社長から“ダメ出し”100回以上! 別格「日本冠茶」完成までチョー大変仕事をしたら“緑茶”が売れた(3/6 ページ)

» 2014年12月03日 08時20分 公開
[土肥義則,Business Media 誠]

従来の発想の域

工藤さんは別格「黄金鉄観」も開発した

工藤: 通常の商品は価格が決まっているので、そこから引き算で開発するんですよ。例えば、価格は140円なので、茶葉の予算はこのくらいで……といった感じで。でも「別格」は採算度外視。この茶葉を使いました、この製法で作りました、なので価格は○○○円といった発想なんですよ。

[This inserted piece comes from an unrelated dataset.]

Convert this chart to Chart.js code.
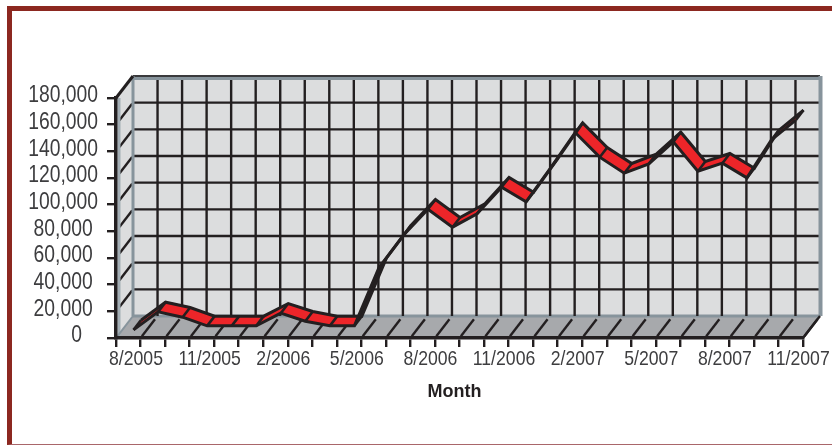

 ただ、従来の発想の域を越えることがなかなかできませんでした。140円で売る商品をつくっていたので、自分で勝手に壁を設けてていたんですよね。それでもなんとかつくって、社長に試飲してもらいました。価格は140円を少し高めに設定したところ、社長からは「こういうモノではない。過去の経験をとっぱらえ」と言われました。

土肥: で、どうされたのですか?

工藤: チームの仲間と「本当においしい緑茶って、なに?」といったことを議論して、原点から見直すことにしました。緑茶の研究を長くしてきた影響なのか、議論の中で自分の考えが凝り固まっていることを痛感させられました。そして「手に入らない」と言われてきた茶葉を集めて、ひたすらテストを行いました。

土肥: いいモノが見つかった?

工藤: 「日本冠茶」のテーマは「とろみ」と「うまみ」。この2つを感じてもらうために、鹿児島県や福岡県といった九州産の茶葉を中心に使うことにしました。ただ、「とろみ」が強ければ「うまみ」が弱くなって、「うまみ」が強ければ「とろみ」が弱くなって、なかなかうまくいきませんでした。そこで製造条件を見直し、より「とろみ」と「うまみ」がバランスよくでる製法にしました。

土肥: 具体的にはどのように?

工藤: 抽出方法を工夫して、「とろみ」を出すようにしました。緑茶の「うまみ」は低い温度で出てくるので、45度という低温で抽出することにしました。また、フタを開けたときに緑茶のいい香りが漂うように、茶葉を弱い火で調整しました。